I was thinking recently about an article by Jonathan Fildes, you may have seen on the internet, about the discovery of the first recording of computer music from 1951. The article was about the Ferranti Mark 1 computer at Manchester University, and the existing recordings of "God Save the King", "Baa Baa Black Sheep", and "In the Mood" which predate the Bell Labs IBM mainframe from 1957.

This made me think about the historical significance of computer code. For example, do I need a Ferranti Mark 1 computer to play the original music, or can I just render the code and create the historical sounds on my laptop? I would love to have a copy of Music 360 or Music 11 and be able to somehow make sounds using the original programs on a modern computer. For me, that would be listening to history.

I had Csound version 2 on my laptop for some time until it ceased to work after a recent operating system upgrade. Version 2 was before Perf, and there were 8 GEN routines. I miss being able to get version 2 to work, because it gave me a tingle to play a simple oscillator with version 2 and listen to the sound of history as the original code was compiled and rendered into audio.

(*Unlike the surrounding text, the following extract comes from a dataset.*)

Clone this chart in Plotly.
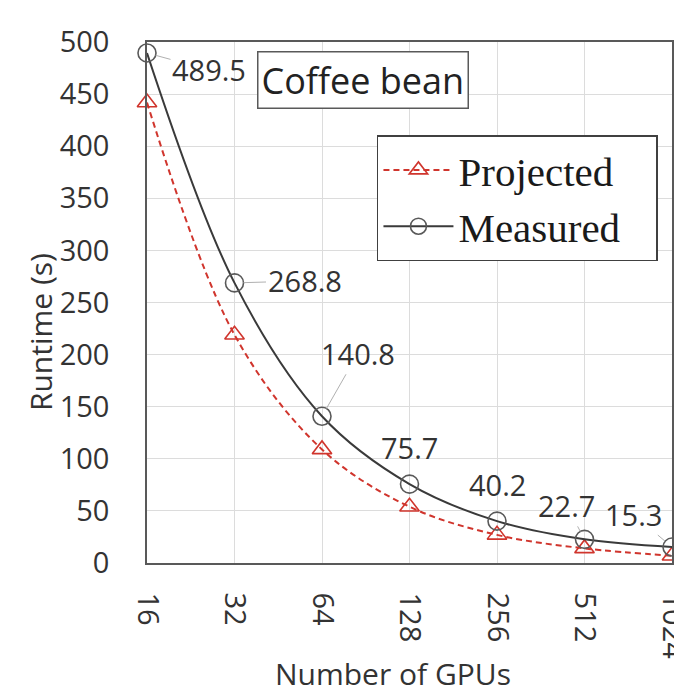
import plotly.graph_objects as go

gpus = ["16", "32", "64", "128", "256", "512", "1024"]
measured = [489.5, 268.8, 140.8, 75.7, 40.2, 22.7, 15.3]
projected = [442, 219, 109, 54, 27, 14, 7]
measured_labels = ["489.5", "268.8", "140.8", "75.7", "40.2", "22.7", "15.3"]
y_ticks = [0, 50, 100, 150, 200, 250, 300, 350, 400, 450, 500]

SANS = "Open Sans"
TXT = "#333333"
NB = "\u00a0"

fig = go.Figure()
fig.add_trace(go.Scatter(
    x=gpus, y=projected, name="Projected" + NB * 3, mode="lines+markers",
    line=dict(color="#d0352d", width=2, dash="6px,4px", shape="spline", smoothing=1.0),
    marker=dict(symbol="triangle-up-open", size=17, color="#d0352d", line=dict(width=1.6, color="#d0352d")),
    cliponaxis=False,
))
fig.add_trace(go.Scatter(
    x=gpus, y=measured, name="Measured" + NB * 3, mode="lines+markers",
    line=dict(color="#3a3a3a", width=2, shape="spline", smoothing=1.0),
    marker=dict(symbol="circle-open", size=18, color="#595959", line=dict(width=1.6, color="#595959")),
    cliponaxis=False,
))

# label offsets (pixels) for measured data labels
offsets = [(62, 17), (70, -2), (36, -63), (0, -37), (0, -37), (-18, -34), (-39, -33)]
leader = [True, True, True, False, False, True, True]
for i, (v, lab, (dx, dy), ld) in enumerate(zip(measured, measured_labels, offsets, leader)):
    if ld:
        fig.add_annotation(x=i, y=v, text=lab, showarrow=True, ax=dx, ay=dy,
                           arrowhead=0, arrowwidth=1, arrowcolor="#b0b0b0", standoff=9,
                           font=dict(family=SANS, size=29, color=TXT))
    else:
        fig.add_annotation(x=i, y=v, text=lab, showarrow=False, xshift=dx, yshift=-dy,
                           xanchor="center", yanchor="middle",
                           font=dict(family=SANS, size=29, color=TXT))

fig.add_annotation(xref="paper", yref="paper", x=0.411, y=0.927, xanchor="center", yanchor="middle",
                   text="Coffee bean",
                   showarrow=False, font=dict(family=SANS, size=36, color="#222222"),
                   bordercolor="#595959", borderwidth=1.5, borderpad=3, bgcolor="white")

# axis titles
fig.add_annotation(xref="paper", yref="paper", x=0.469, y=-0.212, xanchor="center", yanchor="middle",
                   text="Number of GPUs", showarrow=False,
                   font=dict(family=SANS, size=30, color=TXT))
fig.add_annotation(xref="paper", yref="paper", x=-0.204, y=0.443, xanchor="center", yanchor="middle",
                   text="Runtime (s)", textangle=-90, showarrow=False,
                   font=dict(family=SANS, size=30, color=TXT))

fig.update_layout(
    width=674, height=695,
    margin=dict(l=147, r=2, t=42, b=132),
    paper_bgcolor="white", plot_bgcolor="white",
    showlegend=True,
    legend=dict(x=0.438, y=0.821, xanchor="left", yanchor="top",
                font=dict(family="Liberation Serif", size=41, color="#1a1a1a"),
                bordercolor="#404040", borderwidth=1.5, bgcolor="white",
                itemwidth=70),
    xaxis=dict(type="category", range=[0, 6], tickangle=90,
               showgrid=True, gridcolor="#dcdcdc", gridwidth=1,
               showline=True, mirror=True, linecolor="#595959", linewidth=1.5,
               tickfont=dict(family=SANS, size=29, color=TXT),
               ticklabelstandoff=22, automargin=False),
    yaxis=dict(range=[0, 500], tickvals=y_ticks,
               showgrid=True, gridcolor="#dcdcdc", gridwidth=1, zeroline=False,
               showline=True, mirror=True, linecolor="#595959", linewidth=1.5,
               tickfont=dict(family=SANS, size=29, color=TXT),
               ticklabelstandoff=30, automargin=False),
)

fig.write_html("out.html", config={"displayModeBar": False},
               post_script="document.body.style.margin='0';document.body.style.overflow='hidden';")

This is our twelfth issue of Csound Journal, and this edition features the interesting articles "Implementing Frequency Warping" with the use of GRM Tools and Max frontends by Peiman Khosravi, and "Cross Frequency Modulation" emphasizing plugin opcodes by François Pinot. Very useful from the user's perspective Joachim Heintz writes about "Tuning Your MIDI Keyboard", and my own article looks at sample replacement employing Steven Yi's vaget and vaset opcodes. Also in this issue Jacob Joaquin's "GEN Instruments" article presents a novel and interesting approach to coding data for stored function tables. We hope you enjoy reading this issue, and look forward to your submissions for the next issue.

James Hearon

 

I'm always amazed and inspired by what my fellow Csound users are developing and exploring in sound and music. The articles in this issue cover a lot of ground: alternate tunings, frequency warping, low-level sample manipulation, user-defined GEN routines, and cross-FM synthesis. Many thanks to the authors for spending the time to put together these fine articles to share with the community. I hope you will find the wide range of topics as interesting and thought provoking as I have!